● **Set task**: A single run of lines is to be printed exactly: starting at the line with "Clone this chart" and ending at the line with "const MAIN_X_TICKS = [0, 5, 10, 15];", both included. Leave the pictures out.

● **Data supplied**:
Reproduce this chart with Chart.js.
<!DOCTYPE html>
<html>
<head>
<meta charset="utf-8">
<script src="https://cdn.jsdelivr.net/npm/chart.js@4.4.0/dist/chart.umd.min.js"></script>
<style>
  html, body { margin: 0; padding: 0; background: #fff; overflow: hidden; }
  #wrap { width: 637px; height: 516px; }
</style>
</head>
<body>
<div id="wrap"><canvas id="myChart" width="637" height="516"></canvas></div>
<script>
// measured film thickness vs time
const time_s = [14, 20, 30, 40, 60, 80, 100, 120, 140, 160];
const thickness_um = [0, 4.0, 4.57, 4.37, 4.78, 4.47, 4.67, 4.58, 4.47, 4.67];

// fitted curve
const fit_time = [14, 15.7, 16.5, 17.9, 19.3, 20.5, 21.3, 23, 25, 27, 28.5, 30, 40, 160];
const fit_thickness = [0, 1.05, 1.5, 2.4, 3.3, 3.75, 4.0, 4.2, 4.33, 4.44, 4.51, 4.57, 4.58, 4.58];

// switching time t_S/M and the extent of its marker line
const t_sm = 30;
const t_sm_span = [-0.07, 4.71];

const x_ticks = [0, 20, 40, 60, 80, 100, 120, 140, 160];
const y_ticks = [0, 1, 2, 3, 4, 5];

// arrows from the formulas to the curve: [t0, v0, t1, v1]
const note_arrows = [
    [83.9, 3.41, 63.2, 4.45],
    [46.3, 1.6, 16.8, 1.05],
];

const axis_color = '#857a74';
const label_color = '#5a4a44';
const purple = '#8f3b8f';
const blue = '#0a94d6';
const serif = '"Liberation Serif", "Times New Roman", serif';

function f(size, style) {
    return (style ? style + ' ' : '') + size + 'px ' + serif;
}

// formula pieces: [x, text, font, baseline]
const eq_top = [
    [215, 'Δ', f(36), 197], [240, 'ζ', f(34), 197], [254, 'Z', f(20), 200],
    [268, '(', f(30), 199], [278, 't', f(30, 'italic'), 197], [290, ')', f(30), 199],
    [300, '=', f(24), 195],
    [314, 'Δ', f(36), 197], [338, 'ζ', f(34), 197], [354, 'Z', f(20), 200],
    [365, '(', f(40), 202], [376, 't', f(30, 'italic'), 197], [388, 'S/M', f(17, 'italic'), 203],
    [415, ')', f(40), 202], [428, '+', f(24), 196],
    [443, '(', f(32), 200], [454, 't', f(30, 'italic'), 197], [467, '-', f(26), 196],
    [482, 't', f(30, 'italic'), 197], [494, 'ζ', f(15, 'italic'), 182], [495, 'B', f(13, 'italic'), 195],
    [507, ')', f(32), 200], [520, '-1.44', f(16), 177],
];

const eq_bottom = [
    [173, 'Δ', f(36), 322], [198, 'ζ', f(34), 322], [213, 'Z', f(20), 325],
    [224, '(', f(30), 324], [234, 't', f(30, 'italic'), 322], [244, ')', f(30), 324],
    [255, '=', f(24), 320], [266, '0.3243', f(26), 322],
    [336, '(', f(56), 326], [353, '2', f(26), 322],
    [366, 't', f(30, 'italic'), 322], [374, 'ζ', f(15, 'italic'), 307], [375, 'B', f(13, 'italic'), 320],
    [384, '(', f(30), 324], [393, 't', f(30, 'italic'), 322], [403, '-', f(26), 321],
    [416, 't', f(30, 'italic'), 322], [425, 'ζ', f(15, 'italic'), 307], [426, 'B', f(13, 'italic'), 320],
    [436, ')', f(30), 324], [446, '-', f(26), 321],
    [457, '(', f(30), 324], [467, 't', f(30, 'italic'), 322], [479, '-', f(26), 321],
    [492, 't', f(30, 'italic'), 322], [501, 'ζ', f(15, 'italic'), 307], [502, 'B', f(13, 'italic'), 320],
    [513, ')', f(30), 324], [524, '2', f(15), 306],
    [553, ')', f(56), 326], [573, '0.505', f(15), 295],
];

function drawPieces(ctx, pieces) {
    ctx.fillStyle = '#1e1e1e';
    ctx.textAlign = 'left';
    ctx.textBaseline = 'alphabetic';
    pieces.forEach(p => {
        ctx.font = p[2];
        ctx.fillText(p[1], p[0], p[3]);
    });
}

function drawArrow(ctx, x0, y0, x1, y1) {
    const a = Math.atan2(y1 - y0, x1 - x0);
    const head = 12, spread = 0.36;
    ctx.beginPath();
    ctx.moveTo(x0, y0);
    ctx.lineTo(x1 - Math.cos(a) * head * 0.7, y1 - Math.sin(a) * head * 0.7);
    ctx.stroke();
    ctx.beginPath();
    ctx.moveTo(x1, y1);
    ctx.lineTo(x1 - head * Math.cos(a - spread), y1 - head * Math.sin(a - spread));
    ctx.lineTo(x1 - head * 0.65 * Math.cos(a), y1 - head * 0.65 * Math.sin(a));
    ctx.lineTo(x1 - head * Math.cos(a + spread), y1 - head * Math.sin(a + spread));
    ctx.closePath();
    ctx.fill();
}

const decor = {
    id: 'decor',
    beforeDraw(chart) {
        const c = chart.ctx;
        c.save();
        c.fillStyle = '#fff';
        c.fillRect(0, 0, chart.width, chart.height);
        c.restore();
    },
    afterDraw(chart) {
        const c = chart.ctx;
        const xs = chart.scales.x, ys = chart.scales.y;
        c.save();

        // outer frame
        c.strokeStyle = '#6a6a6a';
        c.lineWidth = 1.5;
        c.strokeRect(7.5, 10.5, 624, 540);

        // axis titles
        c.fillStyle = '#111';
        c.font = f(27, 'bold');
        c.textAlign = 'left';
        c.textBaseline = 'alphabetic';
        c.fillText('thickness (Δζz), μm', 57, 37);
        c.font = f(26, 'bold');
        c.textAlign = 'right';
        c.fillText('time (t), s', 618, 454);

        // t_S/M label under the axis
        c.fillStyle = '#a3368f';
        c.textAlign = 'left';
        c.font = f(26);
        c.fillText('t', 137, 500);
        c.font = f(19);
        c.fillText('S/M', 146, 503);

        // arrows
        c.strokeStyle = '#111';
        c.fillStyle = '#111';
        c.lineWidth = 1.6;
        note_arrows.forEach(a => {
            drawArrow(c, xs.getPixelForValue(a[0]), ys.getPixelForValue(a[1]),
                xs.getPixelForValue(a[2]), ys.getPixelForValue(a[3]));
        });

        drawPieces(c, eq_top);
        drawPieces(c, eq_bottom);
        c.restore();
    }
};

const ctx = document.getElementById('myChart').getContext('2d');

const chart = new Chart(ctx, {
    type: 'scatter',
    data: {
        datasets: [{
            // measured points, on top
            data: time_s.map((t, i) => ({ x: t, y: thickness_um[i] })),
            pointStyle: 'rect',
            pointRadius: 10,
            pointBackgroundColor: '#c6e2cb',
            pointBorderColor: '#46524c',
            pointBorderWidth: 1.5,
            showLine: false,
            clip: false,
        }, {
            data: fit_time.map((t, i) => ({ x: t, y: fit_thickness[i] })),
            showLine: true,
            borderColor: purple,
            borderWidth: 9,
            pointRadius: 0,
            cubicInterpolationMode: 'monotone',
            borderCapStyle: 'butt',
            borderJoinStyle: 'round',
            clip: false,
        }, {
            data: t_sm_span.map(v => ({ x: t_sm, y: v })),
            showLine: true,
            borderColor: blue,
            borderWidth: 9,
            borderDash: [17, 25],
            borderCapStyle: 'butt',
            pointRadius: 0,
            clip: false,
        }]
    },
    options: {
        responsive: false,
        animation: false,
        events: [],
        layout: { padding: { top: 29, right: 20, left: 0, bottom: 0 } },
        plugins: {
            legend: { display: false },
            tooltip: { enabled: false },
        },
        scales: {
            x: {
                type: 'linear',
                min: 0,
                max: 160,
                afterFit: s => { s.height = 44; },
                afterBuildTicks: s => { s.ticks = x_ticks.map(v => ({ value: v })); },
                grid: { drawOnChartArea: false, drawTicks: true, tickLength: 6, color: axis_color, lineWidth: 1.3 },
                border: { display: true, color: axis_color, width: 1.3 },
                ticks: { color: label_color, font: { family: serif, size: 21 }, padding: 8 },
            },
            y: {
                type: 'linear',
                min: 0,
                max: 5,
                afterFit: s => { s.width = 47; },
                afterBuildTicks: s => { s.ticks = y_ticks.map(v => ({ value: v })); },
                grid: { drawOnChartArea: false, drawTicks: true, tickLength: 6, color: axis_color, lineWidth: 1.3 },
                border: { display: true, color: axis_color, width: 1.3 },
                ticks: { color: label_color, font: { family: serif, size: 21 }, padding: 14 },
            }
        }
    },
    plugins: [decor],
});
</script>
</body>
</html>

==

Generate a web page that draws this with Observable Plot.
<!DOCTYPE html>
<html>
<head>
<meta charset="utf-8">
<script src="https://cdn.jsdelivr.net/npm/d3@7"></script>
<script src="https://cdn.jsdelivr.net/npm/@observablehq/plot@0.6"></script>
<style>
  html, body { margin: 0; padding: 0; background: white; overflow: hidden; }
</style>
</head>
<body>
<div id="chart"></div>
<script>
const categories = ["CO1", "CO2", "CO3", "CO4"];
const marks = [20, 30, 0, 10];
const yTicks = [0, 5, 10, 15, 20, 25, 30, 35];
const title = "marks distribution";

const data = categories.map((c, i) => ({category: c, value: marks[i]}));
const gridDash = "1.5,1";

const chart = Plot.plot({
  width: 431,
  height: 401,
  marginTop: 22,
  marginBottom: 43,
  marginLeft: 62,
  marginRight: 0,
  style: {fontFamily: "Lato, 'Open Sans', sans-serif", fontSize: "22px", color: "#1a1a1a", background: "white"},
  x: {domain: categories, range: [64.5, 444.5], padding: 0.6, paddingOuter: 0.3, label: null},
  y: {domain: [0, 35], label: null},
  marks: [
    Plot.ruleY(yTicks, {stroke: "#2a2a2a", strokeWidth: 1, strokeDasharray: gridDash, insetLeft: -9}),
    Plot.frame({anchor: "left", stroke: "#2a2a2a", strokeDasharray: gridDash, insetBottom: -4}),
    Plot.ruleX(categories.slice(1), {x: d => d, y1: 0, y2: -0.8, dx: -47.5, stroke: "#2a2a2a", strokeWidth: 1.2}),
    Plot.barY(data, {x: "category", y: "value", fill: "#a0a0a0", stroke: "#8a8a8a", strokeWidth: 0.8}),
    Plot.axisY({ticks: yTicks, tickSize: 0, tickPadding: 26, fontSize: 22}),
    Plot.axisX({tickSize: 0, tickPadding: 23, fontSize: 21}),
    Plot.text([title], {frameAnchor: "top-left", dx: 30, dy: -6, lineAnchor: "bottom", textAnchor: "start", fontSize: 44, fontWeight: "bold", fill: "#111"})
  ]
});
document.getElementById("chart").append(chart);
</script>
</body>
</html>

* * *

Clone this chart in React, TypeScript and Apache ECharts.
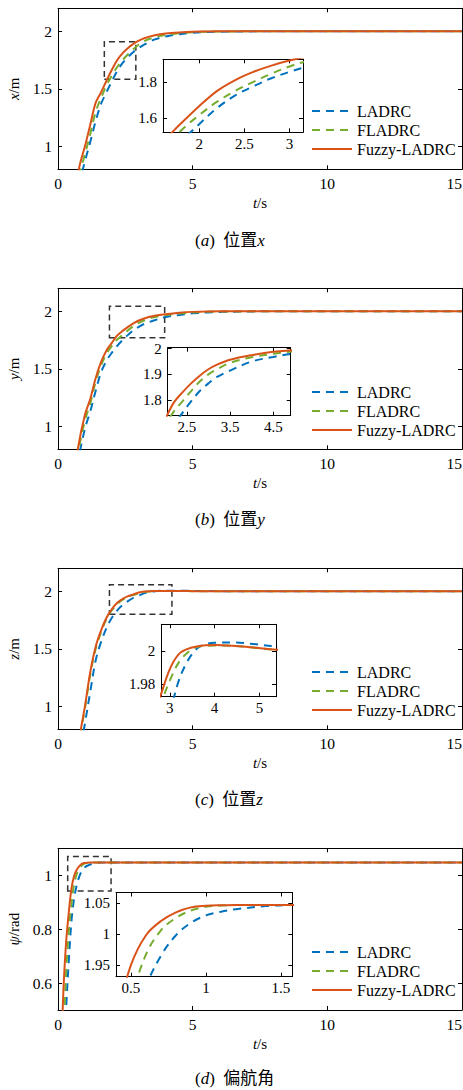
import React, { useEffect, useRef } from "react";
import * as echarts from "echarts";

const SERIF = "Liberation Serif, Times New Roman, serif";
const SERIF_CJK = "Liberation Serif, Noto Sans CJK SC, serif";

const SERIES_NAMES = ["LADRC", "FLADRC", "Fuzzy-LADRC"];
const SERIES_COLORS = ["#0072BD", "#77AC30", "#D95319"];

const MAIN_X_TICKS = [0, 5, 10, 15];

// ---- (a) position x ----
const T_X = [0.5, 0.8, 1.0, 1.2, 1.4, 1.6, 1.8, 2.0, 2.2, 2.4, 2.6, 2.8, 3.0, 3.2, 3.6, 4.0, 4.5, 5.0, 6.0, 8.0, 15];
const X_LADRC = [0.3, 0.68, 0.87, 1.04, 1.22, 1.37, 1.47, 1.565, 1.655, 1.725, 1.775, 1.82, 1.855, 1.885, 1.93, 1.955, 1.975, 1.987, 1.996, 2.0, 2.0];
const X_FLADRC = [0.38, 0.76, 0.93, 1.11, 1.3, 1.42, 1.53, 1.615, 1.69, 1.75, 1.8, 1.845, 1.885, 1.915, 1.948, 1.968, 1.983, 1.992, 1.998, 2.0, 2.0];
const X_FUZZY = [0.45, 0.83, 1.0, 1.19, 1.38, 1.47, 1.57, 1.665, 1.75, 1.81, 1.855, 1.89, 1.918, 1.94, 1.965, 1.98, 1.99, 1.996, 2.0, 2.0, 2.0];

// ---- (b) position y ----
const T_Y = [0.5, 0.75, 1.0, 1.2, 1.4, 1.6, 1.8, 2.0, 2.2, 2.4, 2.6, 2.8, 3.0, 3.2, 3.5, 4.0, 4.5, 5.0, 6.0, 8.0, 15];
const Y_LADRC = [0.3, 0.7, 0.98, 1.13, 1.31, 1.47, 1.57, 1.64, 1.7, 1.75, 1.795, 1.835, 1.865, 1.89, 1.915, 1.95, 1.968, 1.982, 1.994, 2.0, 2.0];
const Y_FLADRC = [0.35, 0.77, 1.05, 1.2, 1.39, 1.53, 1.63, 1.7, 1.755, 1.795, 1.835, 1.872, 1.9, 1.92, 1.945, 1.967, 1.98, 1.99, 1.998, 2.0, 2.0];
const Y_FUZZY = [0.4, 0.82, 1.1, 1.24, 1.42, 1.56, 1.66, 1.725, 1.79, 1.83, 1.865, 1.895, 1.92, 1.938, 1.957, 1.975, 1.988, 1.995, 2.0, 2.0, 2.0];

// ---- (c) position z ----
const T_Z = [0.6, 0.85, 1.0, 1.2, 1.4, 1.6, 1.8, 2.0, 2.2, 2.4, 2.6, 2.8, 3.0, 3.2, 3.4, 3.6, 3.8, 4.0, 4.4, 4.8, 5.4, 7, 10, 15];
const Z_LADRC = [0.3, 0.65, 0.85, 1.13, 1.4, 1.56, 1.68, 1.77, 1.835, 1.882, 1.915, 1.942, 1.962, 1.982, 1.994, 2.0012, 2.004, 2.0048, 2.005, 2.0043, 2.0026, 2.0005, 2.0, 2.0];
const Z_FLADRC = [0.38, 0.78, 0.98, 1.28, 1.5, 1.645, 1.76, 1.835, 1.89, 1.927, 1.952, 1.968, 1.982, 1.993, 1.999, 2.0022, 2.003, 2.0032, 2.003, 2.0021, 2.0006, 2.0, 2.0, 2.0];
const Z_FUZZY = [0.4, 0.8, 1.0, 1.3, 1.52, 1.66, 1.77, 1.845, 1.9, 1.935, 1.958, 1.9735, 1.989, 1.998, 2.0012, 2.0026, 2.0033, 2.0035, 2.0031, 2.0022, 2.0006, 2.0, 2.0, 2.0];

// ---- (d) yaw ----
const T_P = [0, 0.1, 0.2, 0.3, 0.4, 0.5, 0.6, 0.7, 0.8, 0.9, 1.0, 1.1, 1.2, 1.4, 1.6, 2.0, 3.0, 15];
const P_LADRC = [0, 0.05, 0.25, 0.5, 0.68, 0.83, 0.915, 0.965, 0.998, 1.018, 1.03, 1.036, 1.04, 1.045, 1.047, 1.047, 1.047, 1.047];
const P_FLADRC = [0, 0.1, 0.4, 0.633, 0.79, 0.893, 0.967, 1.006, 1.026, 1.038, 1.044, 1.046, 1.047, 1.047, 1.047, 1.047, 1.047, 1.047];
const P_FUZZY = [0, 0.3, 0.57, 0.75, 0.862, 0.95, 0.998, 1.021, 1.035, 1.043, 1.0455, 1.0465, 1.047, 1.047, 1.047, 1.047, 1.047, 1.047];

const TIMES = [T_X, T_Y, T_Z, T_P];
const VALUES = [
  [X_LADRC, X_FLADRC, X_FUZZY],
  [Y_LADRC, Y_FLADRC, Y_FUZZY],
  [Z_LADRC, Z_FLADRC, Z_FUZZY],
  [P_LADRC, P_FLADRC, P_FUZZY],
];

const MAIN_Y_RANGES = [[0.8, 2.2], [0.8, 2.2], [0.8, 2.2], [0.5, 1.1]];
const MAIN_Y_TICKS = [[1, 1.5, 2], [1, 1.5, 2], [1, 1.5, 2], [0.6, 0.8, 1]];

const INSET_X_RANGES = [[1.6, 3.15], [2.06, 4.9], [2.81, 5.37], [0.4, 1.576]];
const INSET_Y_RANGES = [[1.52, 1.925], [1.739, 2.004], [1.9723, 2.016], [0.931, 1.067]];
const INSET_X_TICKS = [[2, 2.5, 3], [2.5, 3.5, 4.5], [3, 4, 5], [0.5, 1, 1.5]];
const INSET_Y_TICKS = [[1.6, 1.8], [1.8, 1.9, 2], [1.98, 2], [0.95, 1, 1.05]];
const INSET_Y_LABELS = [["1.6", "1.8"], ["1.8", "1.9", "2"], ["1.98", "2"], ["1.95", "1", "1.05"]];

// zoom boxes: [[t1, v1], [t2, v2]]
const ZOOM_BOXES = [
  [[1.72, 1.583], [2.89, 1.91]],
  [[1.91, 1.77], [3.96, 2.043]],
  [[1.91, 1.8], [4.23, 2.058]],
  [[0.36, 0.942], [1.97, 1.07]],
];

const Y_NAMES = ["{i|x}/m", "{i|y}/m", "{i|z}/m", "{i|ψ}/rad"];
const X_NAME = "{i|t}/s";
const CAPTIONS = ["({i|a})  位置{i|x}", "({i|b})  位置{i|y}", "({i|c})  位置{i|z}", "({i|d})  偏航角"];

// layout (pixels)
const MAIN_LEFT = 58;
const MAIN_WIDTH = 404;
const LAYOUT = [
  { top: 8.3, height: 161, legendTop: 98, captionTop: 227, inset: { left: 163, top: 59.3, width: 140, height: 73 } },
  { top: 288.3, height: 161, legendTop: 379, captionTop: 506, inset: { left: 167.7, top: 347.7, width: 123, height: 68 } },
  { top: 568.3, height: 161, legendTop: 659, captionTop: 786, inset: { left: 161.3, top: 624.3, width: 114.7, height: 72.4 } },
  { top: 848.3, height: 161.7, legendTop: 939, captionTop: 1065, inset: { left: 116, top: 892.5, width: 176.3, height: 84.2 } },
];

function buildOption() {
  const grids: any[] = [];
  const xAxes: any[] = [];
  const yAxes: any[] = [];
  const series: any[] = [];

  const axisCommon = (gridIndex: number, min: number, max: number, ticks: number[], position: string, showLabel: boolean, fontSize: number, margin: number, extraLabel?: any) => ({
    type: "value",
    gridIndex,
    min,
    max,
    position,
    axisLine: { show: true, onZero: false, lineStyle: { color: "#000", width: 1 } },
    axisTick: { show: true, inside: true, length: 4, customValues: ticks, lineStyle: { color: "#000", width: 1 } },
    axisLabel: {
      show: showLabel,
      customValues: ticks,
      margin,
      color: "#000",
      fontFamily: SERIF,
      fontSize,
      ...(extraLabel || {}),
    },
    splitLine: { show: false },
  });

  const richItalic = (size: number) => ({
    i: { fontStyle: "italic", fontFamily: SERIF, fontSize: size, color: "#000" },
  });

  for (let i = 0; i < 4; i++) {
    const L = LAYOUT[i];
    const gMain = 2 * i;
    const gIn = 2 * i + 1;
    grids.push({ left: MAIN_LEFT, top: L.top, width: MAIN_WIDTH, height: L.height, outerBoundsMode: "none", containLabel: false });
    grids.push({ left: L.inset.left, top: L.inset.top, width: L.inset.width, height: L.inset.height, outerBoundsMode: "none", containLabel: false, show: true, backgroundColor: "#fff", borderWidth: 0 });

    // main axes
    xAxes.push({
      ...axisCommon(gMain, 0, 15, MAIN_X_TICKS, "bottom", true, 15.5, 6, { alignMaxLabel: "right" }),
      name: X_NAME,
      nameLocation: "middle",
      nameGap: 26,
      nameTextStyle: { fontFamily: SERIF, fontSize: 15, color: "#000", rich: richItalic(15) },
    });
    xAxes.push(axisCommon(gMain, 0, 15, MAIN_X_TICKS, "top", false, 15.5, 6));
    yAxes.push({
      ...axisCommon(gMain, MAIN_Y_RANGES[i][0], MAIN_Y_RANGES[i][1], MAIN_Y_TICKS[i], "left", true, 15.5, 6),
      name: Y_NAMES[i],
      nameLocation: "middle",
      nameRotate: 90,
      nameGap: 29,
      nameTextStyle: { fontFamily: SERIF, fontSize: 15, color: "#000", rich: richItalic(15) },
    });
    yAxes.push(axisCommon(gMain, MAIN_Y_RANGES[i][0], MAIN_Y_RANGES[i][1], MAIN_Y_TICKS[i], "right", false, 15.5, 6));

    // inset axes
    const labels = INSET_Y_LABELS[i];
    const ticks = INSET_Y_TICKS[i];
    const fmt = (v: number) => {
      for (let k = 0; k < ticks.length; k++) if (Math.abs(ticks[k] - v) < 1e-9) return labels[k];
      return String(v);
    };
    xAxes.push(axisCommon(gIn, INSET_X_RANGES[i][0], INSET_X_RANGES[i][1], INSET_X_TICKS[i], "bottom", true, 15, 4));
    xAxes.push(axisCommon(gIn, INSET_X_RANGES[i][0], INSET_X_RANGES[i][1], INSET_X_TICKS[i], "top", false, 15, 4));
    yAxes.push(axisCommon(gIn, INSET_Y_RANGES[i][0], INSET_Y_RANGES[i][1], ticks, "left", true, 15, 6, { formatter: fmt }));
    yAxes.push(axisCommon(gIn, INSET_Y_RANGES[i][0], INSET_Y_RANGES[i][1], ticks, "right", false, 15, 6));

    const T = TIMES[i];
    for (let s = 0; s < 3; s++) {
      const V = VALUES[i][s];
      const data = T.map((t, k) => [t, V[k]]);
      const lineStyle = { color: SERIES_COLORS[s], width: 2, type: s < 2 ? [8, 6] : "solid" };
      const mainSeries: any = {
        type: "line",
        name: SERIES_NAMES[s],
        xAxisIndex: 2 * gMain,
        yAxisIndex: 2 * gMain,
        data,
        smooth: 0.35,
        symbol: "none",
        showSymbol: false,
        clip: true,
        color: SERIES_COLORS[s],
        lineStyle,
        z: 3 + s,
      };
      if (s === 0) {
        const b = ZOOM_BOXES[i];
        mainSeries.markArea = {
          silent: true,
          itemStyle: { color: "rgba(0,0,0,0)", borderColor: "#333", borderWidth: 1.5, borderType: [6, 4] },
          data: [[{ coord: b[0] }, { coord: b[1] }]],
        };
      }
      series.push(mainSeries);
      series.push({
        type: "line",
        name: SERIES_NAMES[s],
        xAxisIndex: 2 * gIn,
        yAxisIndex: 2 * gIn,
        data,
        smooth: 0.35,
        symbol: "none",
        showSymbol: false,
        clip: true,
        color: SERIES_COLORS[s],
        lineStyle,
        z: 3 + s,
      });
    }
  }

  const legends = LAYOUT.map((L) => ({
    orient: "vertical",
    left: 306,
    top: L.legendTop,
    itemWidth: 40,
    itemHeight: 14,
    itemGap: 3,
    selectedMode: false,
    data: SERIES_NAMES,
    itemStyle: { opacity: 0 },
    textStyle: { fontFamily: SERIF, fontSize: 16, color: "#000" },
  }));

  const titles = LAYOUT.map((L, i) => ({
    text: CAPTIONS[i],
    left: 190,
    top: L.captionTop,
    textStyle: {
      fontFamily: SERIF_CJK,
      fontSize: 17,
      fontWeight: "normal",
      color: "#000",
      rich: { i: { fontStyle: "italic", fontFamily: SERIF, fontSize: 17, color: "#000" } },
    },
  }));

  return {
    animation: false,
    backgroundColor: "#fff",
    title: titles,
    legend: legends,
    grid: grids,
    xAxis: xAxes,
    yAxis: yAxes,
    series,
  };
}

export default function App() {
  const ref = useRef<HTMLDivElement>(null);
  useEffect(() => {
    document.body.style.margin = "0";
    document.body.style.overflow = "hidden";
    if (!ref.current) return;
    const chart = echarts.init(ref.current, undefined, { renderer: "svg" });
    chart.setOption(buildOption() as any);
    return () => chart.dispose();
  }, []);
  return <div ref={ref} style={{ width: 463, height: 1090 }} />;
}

● **Result of this task**:
Clone this chart in React, TypeScript and Apache ECharts.
import React, { useEffect, useRef } from "react";
import * as echarts from "echarts";

const SERIF = "Liberation Serif, Times New Roman, serif";
const SERIF_CJK = "Liberation Serif, Noto Sans CJK SC, serif";

const SERIES_NAMES = ["LADRC", "FLADRC", "Fuzzy-LADRC"];
const SERIES_COLORS = ["#0072BD", "#77AC30", "#D95319"];

const MAIN_X_TICKS = [0, 5, 10, 15];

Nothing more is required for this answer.